WHAT NEEDS TO BE DONE: Copy the data that follows, character for character, minus the pictures.

PROVIDED DATA:
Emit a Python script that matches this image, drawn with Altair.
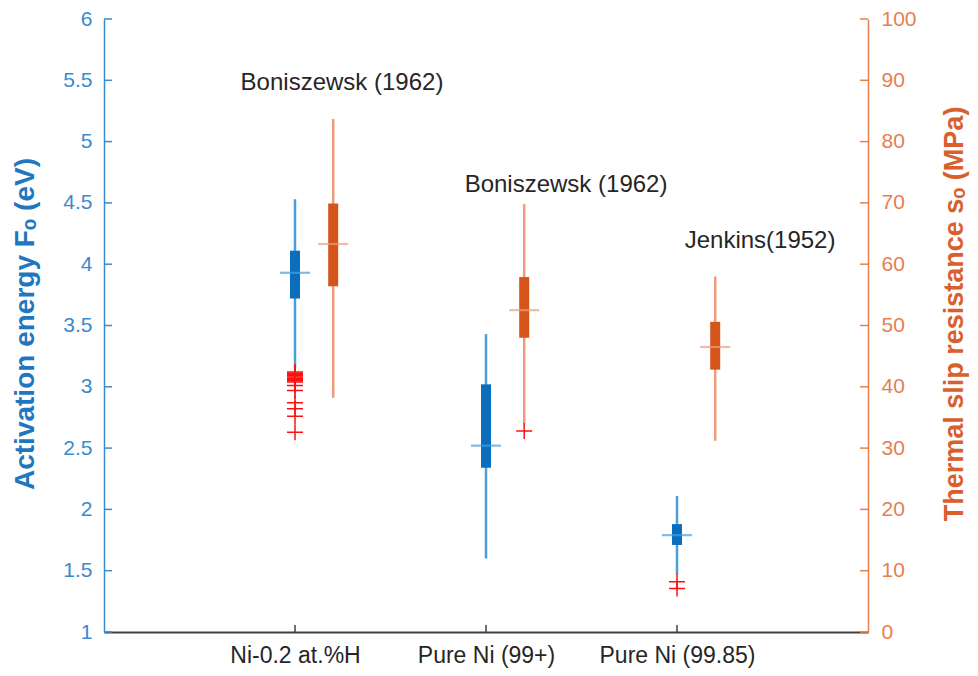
import altair as alt
import pandas as pd

# ---------------- data ----------------
categories = ["Ni-0.2 at.%H", "Pure Ni (99+)", "Pure Ni (99.85)"]

# Activation energy F_o (eV) - left axis (blue)
F_lo = [3.15, 1.60, 1.47]
F_q1 = [3.72, 2.34, 1.71]
F_med = [3.93, 2.52, 1.79]
F_q3 = [4.11, 3.02, 1.88]
F_hi = [4.53, 3.43, 2.11]
F_out_group = [0, 0, 0, 0, 0, 0, 0, 0, 0, 0, 0, 0, 0, 0, 0, 2, 2]
F_out_val = [3.12, 3.11, 3.10, 3.09, 3.08, 3.07, 3.06, 3.05, 3.04,
             3.01, 2.97, 2.87, 2.82, 2.76, 2.63, 1.41, 1.355]

# Thermal slip resistance s_o (MPa) - right axis (orange)
s_lo = [38.2, 34.0, 31.2]
s_q1 = [56.4, 48.0, 42.8]
s_med = [63.3, 52.5, 46.5]
s_q3 = [69.9, 57.9, 50.6]
s_hi = [83.7, 69.8, 58.0]
s_out_group = [1]
s_out_val = [32.8]

left_ticks = [1, 1.5, 2, 2.5, 3, 3.5, 4, 4.5, 5, 5.5, 6]
right_ticks = [0, 10, 20, 30, 40, 50, 60, 70, 80, 90, 100]

notes = ["Boniszewsk (1962)", "Boniszewsk (1962)", "Jenkins(1952)"]
note_x = [1.246, 2.419, 3.435]
note_y = [5.48, 4.65, 4.19]

# ---------------- style ----------------
W, H = 764, 613
FONT = "Liberation Sans"
BLUE_AX = "#3A8BCD"
BLUE_TITLE = "#1F77C0"
BLUE_BOX = "#0A6EBD"
BLUE_WHISK = "#4A9EDB"
ORANGE_AX = "#E6804F"
ORANGE_TITLE = "#D9602C"
ORANGE_BOX = "#D4541A"
ORANGE_WHISK = "#EE9C7B"
RED = "#FF1010"
OFFSET = 0.2
PLUS = "M-1,0L1,0M0,-1L0,1"

xs_blue = [i + 1 for i in range(len(categories))]
xs_orange = [i + 1 + OFFSET for i in range(len(categories))]

blue_df = pd.DataFrame({"x": xs_blue, "lo": F_lo, "q1": F_q1, "med": F_med,
                        "q3": F_q3, "hi": F_hi})
orange_df = pd.DataFrame({"x": xs_orange, "lo": s_lo, "q1": s_q1, "med": s_med,
                          "q3": s_q3, "hi": s_hi})
blue_out = pd.DataFrame({"x": [g + 1 for g in F_out_group], "v": F_out_val})
orange_out = pd.DataFrame({"x": [g + 1 + OFFSET for g in s_out_group], "v": s_out_val})
lt_df = pd.DataFrame({"v": left_ticks})
rt_df = pd.DataFrame({"v": right_ticks})
xt_df = pd.DataFrame({"x": xs_blue})
note_df = pd.DataFrame({"x": note_x, "y": note_y, "t": notes})

label_expr = " : ".join(
    [f"datum.value == {i + 1} ? '{c}'" for i, c in enumerate(categories)]) + " : ''"

xscale = alt.Scale(domain=[0, 4], nice=False, zero=False)
xaxis = alt.Axis(values=xs_blue, labelExpr=label_expr, title=None, grid=False,
                 ticks=False, tickSize=0, labelPadding=12, domainColor="#404040",
                 domainWidth=2, labelColor="#262626", labelFont=FONT,
                 labelFontSize=23)

lscale = alt.Scale(domain=[1, 6], nice=False, zero=False)
laxis = alt.Axis(orient="left", values=left_ticks, format="~g",
                 title="Activation energy Fₒ (eV)", grid=False, ticks=False,
                 tickSize=0, labelPadding=12, domainColor=BLUE_AX, domainWidth=1.5,
                 labelColor=BLUE_AX, labelFont=FONT, labelFontSize=21,
                 titleColor=BLUE_TITLE, titleFont=FONT, titleFontSize=28,
                 titleFontWeight="bold", titleAngle=270, titleX=-71,
                 titleY=H / 2 - 2, titleAlign="center", titleBaseline="alphabetic")

rscale = alt.Scale(domain=[0, 100], nice=False, zero=False)
raxis = alt.Axis(orient="right", values=right_ticks, format="d",
                 title="Thermal slip resistance sₒ (MPa)", grid=False, ticks=False,
                 tickSize=0, labelPadding=13, domainColor=ORANGE_AX, domainWidth=1.5,
                 labelColor=ORANGE_AX, labelFont=FONT, labelFontSize=21,
                 titleColor=ORANGE_TITLE, titleFont=FONT, titleFontSize=27,
                 titleFontWeight="bold", titleAngle=270, titleX=94,
                 titleY=H / 2 - 12, titleAlign="center", titleBaseline="alphabetic")

X = alt.X("x:Q", scale=xscale, axis=xaxis)

# ---------------- left (blue) ----------------
b_whisk = alt.Chart(blue_df).mark_rule(color=BLUE_WHISK, strokeWidth=2.5).encode(
    x=X, y=alt.Y("lo:Q", scale=lscale, axis=laxis), y2="hi:Q")
b_box = alt.Chart(blue_df).mark_rule(color=BLUE_BOX, strokeWidth=10).encode(
    x="x:Q", y="q1:Q", y2="q3:Q")
b_med = alt.Chart(blue_df).mark_tick(color=BLUE_WHISK, orient="horizontal",
                                     size=30, thickness=2.2).encode(
    x="x:Q", y="med:Q")
b_out = alt.Chart(blue_out).mark_point(shape=PLUS, size=256, filled=False,
                                       color=RED, strokeWidth=1.5, opacity=1).encode(
    x="x:Q", y="v:Q")
l_ticks = alt.Chart(lt_df).mark_rule(color=BLUE_AX, strokeWidth=1.5).encode(
    y="v:Q", x=alt.value(0), x2=alt.value(8))
x_ticks = alt.Chart(xt_df).mark_rule(color="#404040", strokeWidth=1.5).encode(
    x="x:Q", y=alt.value(H), y2=alt.value(H - 7))
texts = alt.Chart(note_df).mark_text(font=FONT, fontSize=24, color="#262626",
                                     align="center", baseline="middle").encode(
    x="x:Q", y="y:Q", text="t:N")

left = alt.layer(b_whisk, b_box, b_med, b_out, l_ticks, x_ticks, texts)

# ---------------- right (orange) ----------------
o_whisk = alt.Chart(orange_df).mark_rule(color=ORANGE_WHISK, strokeWidth=2.5).encode(
    x="x:Q", y=alt.Y("lo:Q", scale=rscale, axis=raxis), y2="hi:Q")
o_box = alt.Chart(orange_df).mark_rule(color=ORANGE_BOX, strokeWidth=10).encode(
    x="x:Q", y="q1:Q", y2="q3:Q")
o_med = alt.Chart(orange_df).mark_tick(color=ORANGE_WHISK, orient="horizontal",
                                       size=30, thickness=2.2).encode(
    x="x:Q", y="med:Q")
o_out = alt.Chart(orange_out).mark_point(shape=PLUS, size=256, filled=False,
                                         color=RED, strokeWidth=1.5, opacity=1).encode(
    x="x:Q", y="v:Q")
r_ticks = alt.Chart(rt_df).mark_rule(color=ORANGE_AX, strokeWidth=1.5).encode(
    y="v:Q", x=alt.value(W - 8), x2=alt.value(W))

right = alt.layer(o_whisk, o_box, o_med, o_out, r_ticks)

chart = alt.layer(left, right).resolve_scale(y="independent").properties(
    width=W, height=H,
    autosize=alt.AutoSizeParams(type="none"),
    padding={"left": 96, "top": 11, "right": 102, "bottom": 36},
    background="white",
).configure_view(stroke=None)

chart.save("out.html", embed_options={"renderer": "svg", "actions": False})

EXERCISE RESPONSE:
Emit a Python script that matches this image, drawn with Altair.
import altair as alt
import pandas as pd

# ---------------- data ----------------
categories = ["Ni-0.2 at.%H", "Pure Ni (99+)", "Pure Ni (99.85)"]

# Activation energy F_o (eV) - left axis (blue)
F_lo = [3.15, 1.60, 1.47]
F_q1 = [3.72, 2.34, 1.71]
F_med = [3.93, 2.52, 1.79]
F_q3 = [4.11, 3.02, 1.88]
F_hi = [4.53, 3.43, 2.11]
F_out_group = [0, 0, 0, 0, 0, 0, 0, 0, 0, 0, 0, 0, 0, 0, 0, 2, 2]
F_out_val = [3.12, 3.11, 3.10, 3.09, 3.08, 3.07, 3.06, 3.05, 3.04,
             3.01, 2.97, 2.87, 2.82, 2.76, 2.63, 1.41, 1.355]

# Thermal slip resistance s_o (MPa) - right axis (orange)
s_lo = [38.2, 34.0, 31.2]
s_q1 = [56.4, 48.0, 42.8]
s_med = [63.3, 52.5, 46.5]
s_q3 = [69.9, 57.9, 50.6]
s_hi = [83.7, 69.8, 58.0]
s_out_group = [1]
s_out_val = [32.8]

left_ticks = [1, 1.5, 2, 2.5, 3, 3.5, 4, 4.5, 5, 5.5, 6]
right_ticks = [0, 10, 20, 30, 40, 50, 60, 70, 80, 90, 100]

notes = ["Boniszewsk (1962)", "Boniszewsk (1962)", "Jenkins(1952)"]
note_x = [1.246, 2.419, 3.435]
note_y = [5.48, 4.65, 4.19]

# ---------------- style ----------------
W, H = 764, 613
FONT = "Liberation Sans"
BLUE_AX = "#3A8BCD"
BLUE_TITLE = "#1F77C0"
BLUE_BOX = "#0A6EBD"
BLUE_WHISK = "#4A9EDB"
ORANGE_AX = "#E6804F"
ORANGE_TITLE = "#D9602C"
ORANGE_BOX = "#D4541A"
ORANGE_WHISK = "#EE9C7B"
RED = "#FF1010"
OFFSET = 0.2
PLUS = "M-1,0L1,0M0,-1L0,1"

xs_blue = [i + 1 for i in range(len(categories))]
xs_orange = [i + 1 + OFFSET for i in range(len(categories))]

blue_df = pd.DataFrame({"x": xs_blue, "lo": F_lo, "q1": F_q1, "med": F_med,
                        "q3": F_q3, "hi": F_hi})
orange_df = pd.DataFrame({"x": xs_orange, "lo": s_lo, "q1": s_q1, "med": s_med,
                          "q3": s_q3, "hi": s_hi})
blue_out = pd.DataFrame({"x": [g + 1 for g in F_out_group], "v": F_out_val})
orange_out = pd.DataFrame({"x": [g + 1 + OFFSET for g in s_out_group], "v": s_out_val})
lt_df = pd.DataFrame({"v": left_ticks})
rt_df = pd.DataFrame({"v": right_ticks})
xt_df = pd.DataFrame({"x": xs_blue})
note_df = pd.DataFrame({"x": note_x, "y": note_y, "t": notes})

label_expr = " : ".join(
    [f"datum.value == {i + 1} ? '{c}'" for i, c in enumerate(categories)]) + " : ''"

xscale = alt.Scale(domain=[0, 4], nice=False, zero=False)
xaxis = alt.Axis(values=xs_blue, labelExpr=label_expr, title=None, grid=False,
                 ticks=False, tickSize=0, labelPadding=12, domainColor="#404040",
                 domainWidth=2, labelColor="#262626", labelFont=FONT,
                 labelFontSize=23)

lscale = alt.Scale(domain=[1, 6], nice=False, zero=False)
laxis = alt.Axis(orient="left", values=left_ticks, format="~g",
                 title="Activation energy Fₒ (eV)", grid=False, ticks=False,
                 tickSize=0, labelPadding=12, domainColor=BLUE_AX, domainWidth=1.5,
                 labelColor=BLUE_AX, labelFont=FONT, labelFontSize=21,
                 titleColor=BLUE_TITLE, titleFont=FONT, titleFontSize=28,
                 titleFontWeight="bold", titleAngle=270, titleX=-71,
                 titleY=H / 2 - 2, titleAlign="center", titleBaseline="alphabetic")

rscale = alt.Scale(domain=[0, 100], nice=False, zero=False)
raxis = alt.Axis(orient="right", values=right_ticks, format="d",
                 title="Thermal slip resistance sₒ (MPa)", grid=False, ticks=False,
                 tickSize=0, labelPadding=13, domainColor=ORANGE_AX, domainWidth=1.5,
                 labelColor=ORANGE_AX, labelFont=FONT, labelFontSize=21,
                 titleColor=ORANGE_TITLE, titleFont=FONT, titleFontSize=27,
                 titleFontWeight="bold", titleAngle=270, titleX=94,
                 titleY=H / 2 - 12, titleAlign="center", titleBaseline="alphabetic")

X = alt.X("x:Q", scale=xscale, axis=xaxis)

# ---------------- left (blue) ----------------
b_whisk = alt.Chart(blue_df).mark_rule(color=BLUE_WHISK, strokeWidth=2.5).encode(
    x=X, y=alt.Y("lo:Q", scale=lscale, axis=laxis), y2="hi:Q")
b_box = alt.Chart(blue_df).mark_rule(color=BLUE_BOX, strokeWidth=10).encode(
    x="x:Q", y="q1:Q", y2="q3:Q")
b_med = alt.Chart(blue_df).mark_tick(color=BLUE_WHISK, orient="horizontal",
                                     size=30, thickness=2.2).encode(
    x="x:Q", y="med:Q")
b_out = alt.Chart(blue_out).mark_point(shape=PLUS, size=256, filled=False,
                                       color=RED, strokeWidth=1.5, opacity=1).encode(
    x="x:Q", y="v:Q")
l_ticks = alt.Chart(lt_df).mark_rule(color=BLUE_AX, strokeWidth=1.5).encode(
    y="v:Q", x=alt.value(0), x2=alt.value(8))
x_ticks = alt.Chart(xt_df).mark_rule(color="#404040", strokeWidth=1.5).encode(
    x="x:Q", y=alt.value(H), y2=alt.value(H - 7))
texts = alt.Chart(note_df).mark_text(font=FONT, fontSize=24, color="#262626",
                                     align="center", baseline="middle").encode(
    x="x:Q", y="y:Q", text="t:N")

left = alt.layer(b_whisk, b_box, b_med, b_out, l_ticks, x_ticks, texts)

# ---------------- right (orange) ----------------
o_whisk = alt.Chart(orange_df).mark_rule(color=ORANGE_WHISK, strokeWidth=2.5).encode(
    x="x:Q", y=alt.Y("lo:Q", scale=rscale, axis=raxis), y2="hi:Q")
o_box = alt.Chart(orange_df).mark_rule(color=ORANGE_BOX, strokeWidth=10).encode(
    x="x:Q", y="q1:Q", y2="q3:Q")
o_med = alt.Chart(orange_df).mark_tick(color=ORANGE_WHISK, orient="horizontal",
                                       size=30, thickness=2.2).encode(
    x="x:Q", y="med:Q")
o_out = alt.Chart(orange_out).mark_point(shape=PLUS, size=256, filled=False,
                                         color=RED, strokeWidth=1.5, opacity=1).encode(
    x="x:Q", y="v:Q")
r_ticks = alt.Chart(rt_df).mark_rule(color=ORANGE_AX, strokeWidth=1.5).encode(
    y="v:Q", x=alt.value(W - 8), x2=alt.value(W))

right = alt.layer(o_whisk, o_box, o_med, o_out, r_ticks)

chart = alt.layer(left, right).resolve_scale(y="independent").properties(
    width=W, height=H,
    autosize=alt.AutoSizeParams(type="none"),
    padding={"left": 96, "top": 11, "right": 102, "bottom": 36},
    background="white",
).configure_view(stroke=None)

chart.save("out.html", embed_options={"renderer": "svg", "actions": False})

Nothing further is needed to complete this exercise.